1900’lü yılların başında sanayileşmiş ve gelişmiş ülkelerin çoğunluğu parayı altın standardına bağladı. bu standarda abd en son katılan ülkelerden biriydi. 1821 ile 1914 yılları arasında altın standardı zirvesini yaşadı. o dönemlerde dünyanın siyasi koşullarının ve ekonomilerinin iyi olması altın standardının gelişmesine olanak sağladı ancak 1914’te birinci dünya savaşı’nın patlak vermesiyle bu durum sona ermeye başladı.

birinci dünya savaşı ile siyasi ittifaklar değişti, devletlerin uluslararası borçları arttı ve maliyeleri kötüleşti. bunun sonucunda altın standardı cazibesini yitirmeye başladı. altın arzı küresel ekonominin büyümesinin gerisinde kalmaya, ingiliz sterlini ve abd doları ise küresel rezerv para birimleri haline gelmeye başladı. dünyanın küçük ülkeleri bu krizden kurtulmak için altın yerine bu para birimlerine yönelmeye başladılar.


birinci dünya savaşı’nın getirdiği ekonomik ağır yükler ve borçların sebep olduğu 1929 yılındaki büyük buhran ile new york borsası çöktü. birçok ülke, banka ve bankerler mevduatlarının değer kaybını önlemek için faiz oranlarını yükselterek altın stoklarını korumaya çalıştılar. bu yüksek faiz oranları, küresel ekonomi için işleri daha da kötüleştirdi bu duruma daha fazla dayanamayan ingiltere 1931’de altın standardını askıya almak zorunda kaldı, o yıllarda sadece abd ve fransa altın rezervlerini koruyabildiler.

1913 yılı itibarı ile altın standardına geçen abd, ingiltere’nin ekonomik çöküşünü fırsat bilip altın rezervlerini artırmaya başladı. 1933 yılında abd başkanı roosevelt’in isteği ile altına el koyma yasası çıkarıldı, ülkenin ve ulusun devamı için halktan altınları istendi. bu şekilde altın rezervlerini hayli yükselten abd, dünyanın en büyük altın rezervinin sahibi oldu.

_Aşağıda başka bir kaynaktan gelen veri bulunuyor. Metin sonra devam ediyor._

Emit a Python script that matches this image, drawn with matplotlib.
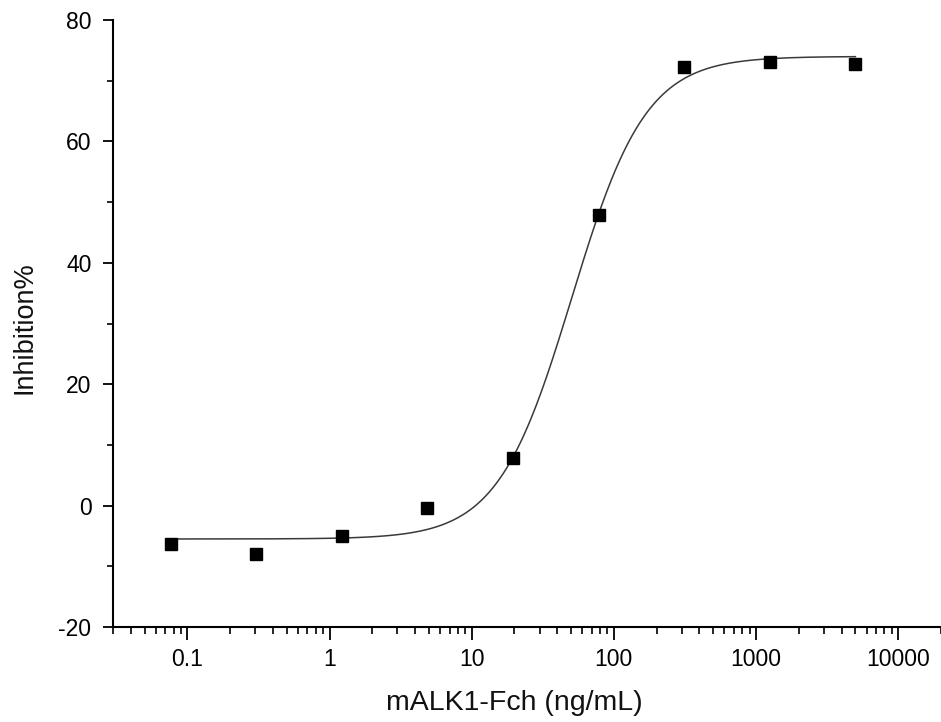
import numpy as np
import matplotlib
matplotlib.use("Agg")
import matplotlib.pyplot as plt
from matplotlib.ticker import LogLocator, FixedLocator, NullFormatter

# Data
conc = [0.0763, 0.305, 1.22, 4.88, 19.53, 78.125, 312.5, 1250, 5000]
inhibition = [-6.4, -7.9, -5.0, -0.4, 7.9, 47.8, 72.3, 73.0, 72.8]

# 4PL fit parameters
fit_bottom = -5.5
fit_top = 74.0
fit_ec50 = 50.6
fit_hill = 1.667

xtick_vals = [0.1, 1, 10, 100, 1000, 10000]
xtick_labels = ["0.1", "1", "10", "100", "1000", "10000"]
ytick_vals = [-20, 0, 20, 40, 60, 80]

plt.rcParams['font.family'] = ['Liberation Sans', 'DejaVu Sans']

fig = plt.figure(figsize=(9.41, 7.22), dpi=100)
ax = fig.add_axes([113/941, (722-627)/722, (941-113)/941, (627-20)/722])

xs = np.logspace(np.log10(min(conc)), np.log10(max(conc)), 400)
ys = fit_bottom + (fit_top - fit_bottom) / (1 + (fit_ec50 / xs) ** fit_hill)
ax.plot(xs, ys, color='#3a3a3a', lw=1.1, zorder=2)
ax.plot(conc, inhibition, ls='none', marker='s', ms=8.3, color='black', zorder=3)

ax.set_xscale('log')
ax.set_xlim(0.03, 20000)
ax.set_ylim(-20, 80)
ax.xaxis.set_major_locator(FixedLocator(xtick_vals))
ax.set_xticklabels(xtick_labels)
ax.xaxis.set_minor_locator(LogLocator(base=10, subs=np.arange(2, 10), numticks=20))
ax.xaxis.set_minor_formatter(NullFormatter())
ax.set_yticks(ytick_vals)
ax.set_yticklabels([str(v) for v in ytick_vals])
ax.yaxis.set_minor_locator(FixedLocator([-10, 10, 30, 50, 70]))

for s in ['top', 'right']:
    ax.spines[s].set_visible(False)
for s in ['left', 'bottom']:
    ax.spines[s].set_linewidth(1.5)
    ax.spines[s].set_color('black')

ax.tick_params(axis='x', which='major', direction='out', length=9, width=1.3,
               labelsize=16.5, colors='black', pad=6)
ax.tick_params(axis='x', which='minor', direction='out', length=4.8, width=1.2, colors='black')
ax.tick_params(axis='y', which='major', direction='out', length=7.5, width=1.3,
               labelsize=16.5, colors='black', pad=8)
ax.tick_params(axis='y', which='minor', direction='out', length=4, width=1.2, colors='black')

ax.set_xlabel('mALK1-Fch (ng/mL)', fontsize=20.5, color='#111111')
ax.xaxis.set_label_coords((514 - 113) / (941 - 113), -(703 - 627) / (627 - 20),
                          transform=ax.transAxes)
ax.xaxis.label.set_va('center')
ax.set_ylabel('Inhibition%', fontsize=19.5, color='#111111')
ax.yaxis.set_label_coords(-(113 - 25) / (941 - 113), (627 - 328) / (627 - 20),
                          transform=ax.transAxes)
ax.yaxis.label.set_va('center')

fig.savefig('out.png', dpi=100, facecolor='white')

ikinci dünya savaşı’nda üstlendiği rol ile avrupa kıtasına da üstünlük sağlayan abd, 44 ülkeyi 1944 yılında bretton woods kasabasında topladı. bu ülkeler ile çeşitli antlaşmalar (ımf, wb, gatt) yaparak küresel gücün aktörü oldu. bu antlaşma ile altın standardına bağlı olan dolar dünya rezerv parası olarak kabul edildi. 1 ons altın 35 dolara eşitlendi ve diğer ülke paraları da dolara endekslendi. 1944 yılı ile 1971 yılları arasında abd’nin rusya ile yaşadığı soğuk savaş’ın silahlanma giderleri, kore savaşı’nın ve vietnam savaşı’nın ağır mali yükü, 1962 yılında küba ile yaşadığı füze krizi, enflasyon ve büyüme hızının düşmesi gibi birçok sorunlar sebebi ile düşüşe geçen altın rezervleri kendisine sorun üretmeye başladı. bu durumdan kurtulmak için çıkış yolu arayan abd başkanı nixon 1971 yılında doları altın standardından çıkararak abd ekonomisini kurtardı. o günden sonra dünya artık itibari para ile tanışmış oldu ve altın standardı dünyada fiili olarak bitmiş oldu.